Personal information
- Born: 27 November 1998 (age 27) Olsztyn, Poland
- Nationality: Polish
- Height: 2.00 m (6 ft 7 in)
- Playing position: Left back

Club information
- Current club: CSM București
- Number: 37

Senior clubs
- Years: Team
- 2015–2016: ITS Jeziorak Iława
- 2016–2017: Warmia Olsztyn
- 2017–2021: MMTS Kwidzyn
- 2017–2018: → Pomezania Malbork (loan)
- 2021–2024: Górnik Zabrze
- 2024–02/2025: MOL Tatabánya KC
- 02/2025–2026: RK Zagreb
- 2026–: CSM București

National team ^{1}
- Years: Team / Apps / (Gls)
- 2018–: Poland / 58 / (112)

= Damian Przytuła =

Polish handball player

Damian Przytuła (born 27 November 1998) is a Polish professional handball player for CSM București and the Polish national team.

==Career==
===Club===
Damian started his career in the third division ITS Jeziorak Iława. In the 2015/2016 season, he played 10 matches in the third division and scored 56 goals. Despite being Jeziorak's youngest player, he was the team's second most successful player. He was then confirmed by the second division Warmia Olsztyn. He also spent only one season here, in 2017 he was signed by the first division MMTS Kwidzyn. He made his debut in the first division, the Superliga, on 22 November 2017, in a loss against KS Azoty-Puławy (18:27), in which he scored two goals. In the 2017/2018 season, he played in 21 matches in the Superliga and scored 26 goals. In the 2017/2018 season, he was temporarily on loan in the second division team of Pomezania Malbork (11 games and 21 goals). He was confirmed by Górnik Zabrze in 2021. In June 2024, it was announced that he would be moving to the number three Hungarian club, MOL Tatabánya KC, starting in the EHF European League, from the summer. He scored 20 goals in 8 matches in the EHF European League.
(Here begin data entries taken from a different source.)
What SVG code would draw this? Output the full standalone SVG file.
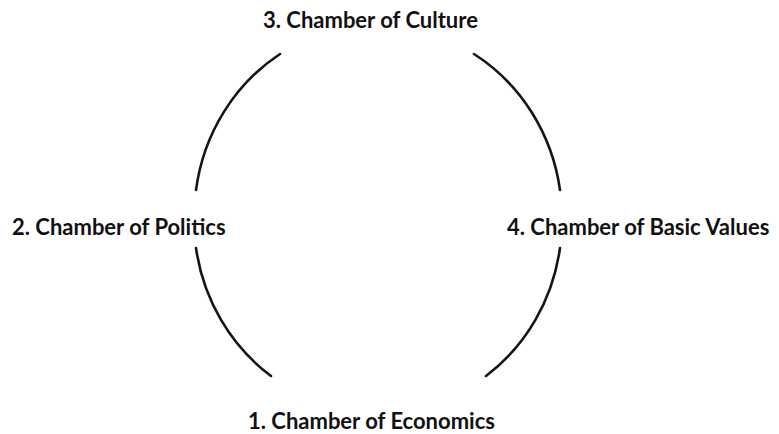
<svg xmlns="http://www.w3.org/2000/svg" width="779" height="434" viewBox="0 0 779 434">
<style>
.lbl{font-family:Lato,"Open Sans","Liberation Sans",sans-serif;font-weight:700;font-size:22px;fill:#111}
.arc{fill:none;stroke:#151515;stroke-width:2.6;stroke-linecap:round}
</style>
<rect width="779" height="434" fill="#fff"/>
<g id="connectors">
<path class="arc" d="M280 54 A184 192 0 0 0 196 190"/>
<path class="arc" d="M474 54 A184 192 0 0 1 560 190"/>
<path class="arc" d="M196 248 A184 192 0 0 0 271 376"/>
<path class="arc" d="M560 248 A184 192 0 0 1 486 376"/>
</g>
<g id="culture"><text class="lbl" x="263" y="28">3. Chamber of Culture</text></g>
<g id="politics"><text class="lbl" x="12" y="235">2. Chamber of Politics</text></g>
<g id="values"><text class="lbl" x="507" y="235">4. Chamber of Basic Values</text></g>
<g id="economics"><text class="lbl" x="248" y="429">1. Chamber of Economics</text></g>
</svg>
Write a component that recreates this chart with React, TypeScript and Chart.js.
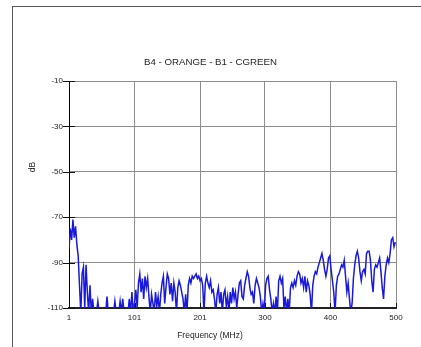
import React, { useEffect, useRef } from "react";
import { Chart, registerables } from "chart.js";

Chart.register(...registerables);

const TITLE = "B4 - ORANGE - B1 - CGREEN";
const Y_LABEL = "dB";
const X_LABEL = "Frequency (MHz)";
const X_TICKS = [1, 101, 201, 300, 400, 500];
const Y_TICKS = [-10, -30, -50, -70, -90, -110];
const FREQ_START = 1;
const FREQ_STEP = 2;
// level (dB) read every 2 MHz from 1 MHz; values below -110 are off the chart
const LEVELS = [
  -84, -75, -80, -71, -79, -74, -82, -87, -100, -112,
  -95, -92, -110, -91, -103, -112, -100, -112, -106, -112,
  -112, -112, -107, -112, -112, -112, -112, -112, -112, -105,
  -112, -112, -112, -112, -112, -107, -112, -112, -112, -107,
  -112, -106, -112, -112, -112, -112, -106, -112, -103, -112,
  -108, -102, -110, -99, -95, -103, -97, -106, -96, -101,
  -97, -105, -112, -104, -108, -112, -103, -109, -105, -112,
  -104, -99, -96, -108, -101, -95, -97, -104, -99, -107,
  -99, -103, -112, -101, -98, -100, -103, -106, -112, -104,
  -112, -100, -97, -99, -96, -97, -96, -95, -97, -96,
  -98, -97, -100, -112, -99, -96, -99, -101, -98, -103,
  -102, -106, -112, -104, -101, -108, -103, -112, -104, -102,
  -109, -105, -112, -103, -108, -101, -106, -103, -110, -104,
  -99, -98, -105, -106, -100, -97, -94, -96, -101, -104,
  -103, -108, -100, -97, -99, -101, -105, -112, -108, -112,
  -100, -97, -96, -102, -106, -112, -108, -112, -105, -112,
  -98, -96, -99, -97, -110, -105, -112, -106, -112, -101,
  -99, -101, -98, -100, -96, -94, -95, -99, -97, -101,
  -96, -103, -98, -100, -104, -112, -100, -96, -94, -95,
  -92, -90, -88, -86, -89, -93, -96, -93, -88, -87,
  -93, -98, -103, -112, -100, -96, -95, -93, -91, -92,
  -89, -96, -103, -99, -106, -112, -108, -97, -91, -87,
  -85, -88, -94, -98, -94, -93, -95, -86, -85, -85,
  -89, -98, -103, -93, -91, -92, -90, -88, -94, -101,
  -106, -96, -91, -88, -90, -86, -80, -79, -83, -81,
];

const FONT = "'Liberation Sans', Arial, sans-serif";
const TEXT = "#222";
const GRID = "#8c8c8c";

const decorPlugin = {
  id: "decor",
  afterDraw(chart: any) {
    const { ctx, chartArea, scales } = chart;
    ctx.save();
    ctx.strokeStyle = "#111";
    ctx.lineWidth = 1;
    Y_TICKS.forEach((v) => {
      const y = Math.round(scales.y.getPixelForValue(v)) + 0.5;
      ctx.beginPath();
      ctx.moveTo(chartArea.left - 6, y);
      ctx.lineTo(chartArea.left + 6, y);
      ctx.stroke();
    });
    X_TICKS.forEach((v) => {
      const x = Math.round(scales.x.getPixelForValue(v)) + 0.5;
      ctx.beginPath();
      ctx.moveTo(x, chartArea.bottom);
      ctx.lineTo(x, chartArea.bottom - 5);
      ctx.stroke();
    });
    ctx.fillStyle = TEXT;
    ctx.textAlign = "center";
    ctx.textBaseline = "middle";
    ctx.font = `8.5px ${FONT}`;
    ctx.fillText(X_LABEL, 210, 336);
    ctx.translate(33, 167);
    ctx.rotate(-Math.PI / 2);
    ctx.fillText(Y_LABEL, 0, 0);
    ctx.restore();
  },
};

export default function App() {
  const ref = useRef<HTMLCanvasElement>(null);
  useEffect(() => {
    if (!ref.current) return;
    const points = LEVELS.map((v, i) => ({ x: FREQ_START + i * FREQ_STEP, y: v }));
    const chart = new Chart(ref.current, {
      type: "line",
      data: {
        datasets: [
          {
            data: points,
            borderColor: "rgb(25,25,215)",
            borderWidth: 1.5,
            pointRadius: 0,
            tension: 0,
            clip: 0,
          },
        ],
      },
      options: {
        animation: false,
        responsive: false,
        layout: { padding: 0 },
        plugins: {
          legend: { display: false },
          tooltip: { enabled: false },
          title: {
            display: true,
            text: TITLE,
            color: TEXT,
            font: { family: FONT, size: 9.7, weight: "normal" },
            padding: { top: 57, bottom: 12.4 },
          },
        },
        scales: {
          x: {
            type: "linear",
            min: 1,
            max: 500,
            afterBuildTicks: (s: any) => {
              s.ticks = X_TICKS.map((v) => ({ value: v }));
            },
            afterFit: (s: any) => {
              s.height = 39;
            },
            grid: { color: GRID, lineWidth: 1, drawTicks: false },
            border: { display: true, color: "#222", width: 2 },
            ticks: {
              color: TEXT,
              font: { family: FONT, size: 8 },
              padding: 5,
              maxRotation: 0,
              autoSkip: false,
              callback: (v: any) => String(v),
            },
          },
          y: {
            type: "linear",
            min: -110,
            max: -10,
            afterBuildTicks: (s: any) => {
              s.ticks = Y_TICKS.map((v) => ({ value: v }));
            },
            afterFit: (s: any) => {
              s.width = 69;
            },
            grid: { color: GRID, lineWidth: 1, drawTicks: false },
            border: { display: true, color: "#000", width: 1 },
            ticks: {
              color: TEXT,
              font: { family: FONT, size: 8 },
              padding: 6,
              callback: (v: any) => String(v),
            },
          },
          yRight: {
            type: "linear",
            position: "right",
            display: true,
            min: 0,
            max: 1,
            grid: { display: false, drawTicks: false },
            border: { display: false },
            ticks: { display: false },
            afterFit: (s: any) => {
              s.width = 25;
            },
          },
        },
      },
      plugins: [decorPlugin],
    });
    return () => chart.destroy();
  }, []);
  return (
    <div style={{ position: "fixed", left: 0, top: 0, width: 421, height: 347, background: "#fff" }}>
      <div
        style={{
          position: "absolute",
          left: 12,
          top: 6,
          width: 409,
          height: 341,
          borderLeft: "1px solid #555",
          borderTop: "1px solid #555",
        }}
      />
      <canvas ref={ref} width={421} height={347} style={{ position: "absolute", left: 0, top: 0 }} />
    </div>
  );
}
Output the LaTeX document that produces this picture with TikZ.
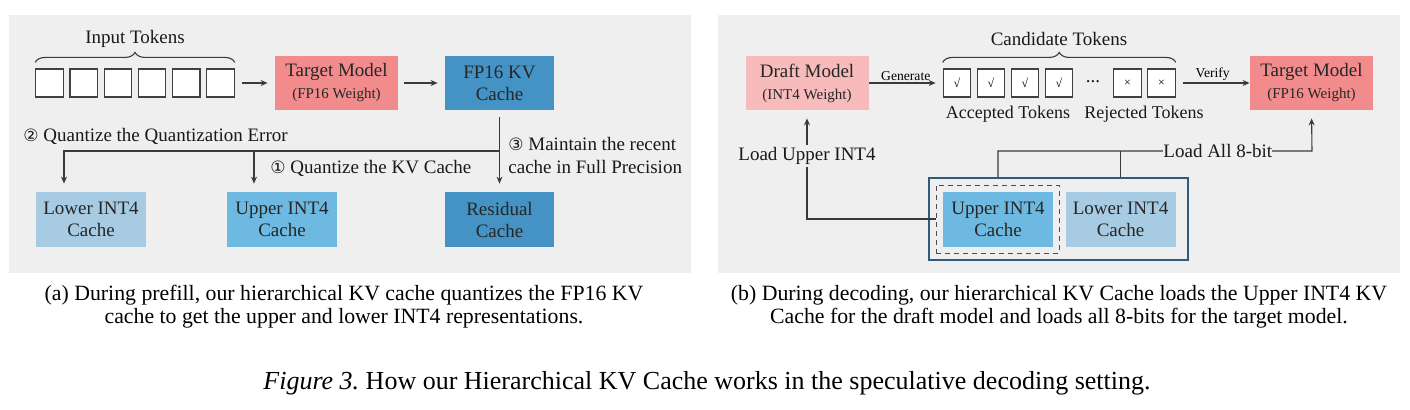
\documentclass[tikz,border=0pt]{standalone}
\usepackage{fontspec}
\setmainfont{Liberation Serif}
\newfontfamily\circfont{DejaVu Sans}
\usepackage{tikz}
\usetikzlibrary{arrows, arrows.meta}
\usetikzlibrary{positioning}
\usetikzlibrary{decorations.pathreplacing}
\usepackage{xcolor}

\definecolor{panelgray}{HTML}{EFEFEF}
\definecolor{tgtred}{HTML}{F28C8C}
\definecolor{draftpink}{HTML}{F7BBBB}
\definecolor{fpblue}{HTML}{4493C4}
\definecolor{upblue}{HTML}{6DB9E1}
\definecolor{lowblue}{HTML}{A7CBE2}
\definecolor{frameblue}{HTML}{2F5B7C}
\definecolor{linegray}{HTML}{3A3A3A}

\newcommand{\circnum}[1]{{\circfont\fontsize{8.5}{10}\selectfont #1}}
\newcommand{\subline}[1]{{\fontsize{7.5}{9}\selectfont #1}}

\begin{document}
\begin{tikzpicture}[x=0.5pt, y=-0.5pt,
  box/.style={minimum width=55pt, minimum height=27.5pt, inner sep=0pt, align=center, font=\fontsize{9.5}{11}\selectfont, text=black!85},
  model/.style={box, minimum width=61.5pt, minimum height=27pt},
  tok/.style={draw=black!75, fill=white, line width=0.6pt, minimum width=13.75pt, minimum height=14pt, inner sep=0pt, font=\fontsize{6}{6}\selectfont},
  conn/.style={draw=linegray, line width=0.55pt},
  arr/.style={conn, -{Stealth[length=3.5pt, width=3pt]}},
  lbl/.style={font=\fontsize{9.5}{11.5}\selectfont, inner sep=1pt, text=black!90},
  toklbl/.style={lbl, font=\fontsize{9}{11}\selectfont},
  smalltxt/.style={font=\fontsize{6.8}{8}\selectfont, inner sep=1pt},
  captxt/.style={font=\fontsize{10.9}{11.5}\selectfont, align=center}
]
\useasboundingbox (0,0) rectangle (1410,409);

%panels
\fill[panelgray] (9,15) rectangle (691,273);
\fill[panelgray] (718,15) rectangle (1400,273);

%prefill: tokens and models
\foreach \i in {1,...,6}
  \node[tok] (tok\i) at ({49.5+34.2*(\i-1)},83) {};
\draw[conn, decorate, decoration={brace, amplitude=5pt, raise=3pt}] (tok1.north west) -- (tok6.north east);
\node[lbl] (inTok) at (135,39) {Input Tokens};

\node[model, fill=tgtred] (tgtA) at (336.5,83) {Target Model\\\subline{(FP16 Weight)}};
\node[box, minimum width=54.5pt, minimum height=27pt, fill=fpblue] (fpkv) at (499.5,83) {FP16 KV\\Cache};

\node[box, fill=lowblue] (lowA) at (91,219.5) {Lower INT4\\Cache};
\node[box, fill=upblue] (upA) at (282,219.5) {Upper INT4\\Cache};
\node[box, minimum width=54.5pt, fill=fpblue] (resA) at (499.5,219.5) {Residual\\Cache};

%prefill: arrows
\draw[arr, shorten <=3.5pt, shorten >=3.5pt] (tok6) -- (tgtA);
\draw[arr, shorten <=3pt, shorten >=3.5pt] (tgtA) -- (fpkv);
\draw[arr, shorten <=3.5pt, shorten >=4pt] (fpkv) -- (resA);
\coordinate (splitA) at (500,151);
\coordinate (lowInA) at ([xshift=-13.5pt, yshift=4pt]lowA.north);
\coordinate (upInA) at ([xshift=-14pt, yshift=4pt]upA.north);
\draw[arr] (splitA) -| (lowInA);
\draw[arr] (upInA |- splitA) -- (upInA);

%prefill: labels
\node[lbl, anchor=west] (stepTwo) at (21,136) {\circnum{②} Quantize the Quantization Error};
\node[lbl, anchor=west] (stepOne) at (268,168) {\circnum{①} Quantize the KV Cache};
\node[lbl, anchor=west, align=left] (stepThree) at (506,155.5) {\circnum{③} Maintain the recent\\cache in Full Precision};

%decoding: models and tokens
\node[model, fill=draftpink] (draft) at (807,83) {Draft Model\\\subline{(INT4 Weight)}};
\node[model, fill=tgtred] (tgtB) at (1311.5,83) {Target Model\\\subline{(FP16 Weight)}};
\foreach \i/\x/\s in {1/957/√, 2/991/√, 3/1025/√, 4/1059/√, 5/1127.5/×, 6/1161.5/×}
  \node[tok] (cand\i) at (\x,83) {\s};
\node[lbl] (dots) at (1093,82) {...};
\draw[conn, decorate, decoration={brace, amplitude=5pt, raise=3pt}] (cand1.north west) -- (cand6.north east);
\node[lbl] (candTok) at (1059,39) {Candidate Tokens};
\node[toklbl] (accTok) at (1008,114) {Accepted Tokens};
\node[toklbl] (rejTok) at (1144,114) {Rejected Tokens};

\draw[arr, shorten >=3.5pt] (draft) -- node[above, smalltxt] {Generate} (cand1);
\draw[arr, shorten <=3.5pt] (cand6) -- node[above, smalltxt] {Verify} (tgtB);

%decoding: hierarchical cache
\node[draw=frameblue, line width=0.7pt, minimum width=129.5pt, minimum height=41pt] (hier) at (1058.5,219) {};
\node[draw=black!70, dash pattern=on 2.5pt off 2pt, line width=0.5pt, minimum width=61.5pt, minimum height=34pt] (upSel) at (997.5,219) {};
\node[box, fill=upblue] (upB) at (998,219.5) {Upper INT4\\Cache};
\node[box, fill=lowblue] (lowB) at (1120.5,219.5) {Lower INT4\\Cache};

%decoding: loads
\draw[arr, shorten >=4pt] (upSel.west) -| node[pos=0.79, lbl, fill=panelgray] {Load Upper INT4} (draft.south);
\coordinate (loadAll) at (1312,151);
\draw[arr, shorten >=4pt] (upB.north |- hier.north) |- node[pos=0.85, lbl, fill=panelgray, inner sep=0pt] {Load All 8-bit} (loadAll) -- (tgtB.south);
\draw[conn] (lowB.north |- hier.north) -- (lowB.north |- loadAll);

%captions
\node[captxt] (capA) at (344,306.5) {(a) During prefill, our hierarchical KV cache quantizes the FP16 KV\\cache to get the upper and lower INT4 representations.};
\node[captxt] (capB) at (1059,306.5) {(b) During decoding, our hierarchical KV Cache loads the Upper INT4 KV\\Cache for the draft model and loads all 8-bits for the target model.};
\node[captxt, font=\fontsize{13}{15}\selectfont] (figCap) at (707,383) {\textit{Figure 3.}\ How our Hierarchical KV Cache works in the speculative decoding setting.};

\end{tikzpicture}
\end{document}
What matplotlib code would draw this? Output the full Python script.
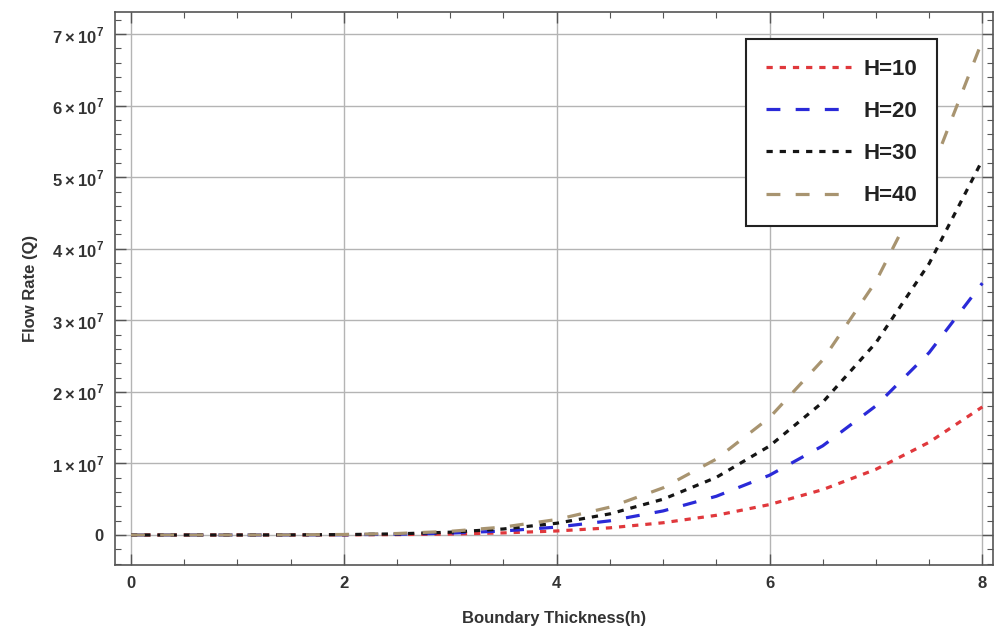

At the end of February 2025, it was announced that the Croatian record champion RK Zagreb bought him from the MOL Tatabánya KC team and he transferred to the Croatian team with immediate effect.

===National team===
In 2016, he participated in the U-18 European Championship in Croatia, where he played 7 matches and scored 8 goals. In 2018, he played at the European U-20 Championship in Slovenia, where he played in 7 games and scored 5 goals. In December 2018, coach Piotr Przybecki invited him to the training camp of the Polish national team for the first time. He made his debut for the national team on 28 December 2018 against Japan. He scored his first goal on 3 January 2019 in a friendly match lost against Belarus (28:30). He also participated in the 2025 World Men's Handball Championship as a member of the Poland men's national handball team. (25th place, 7 matches / 26 goals).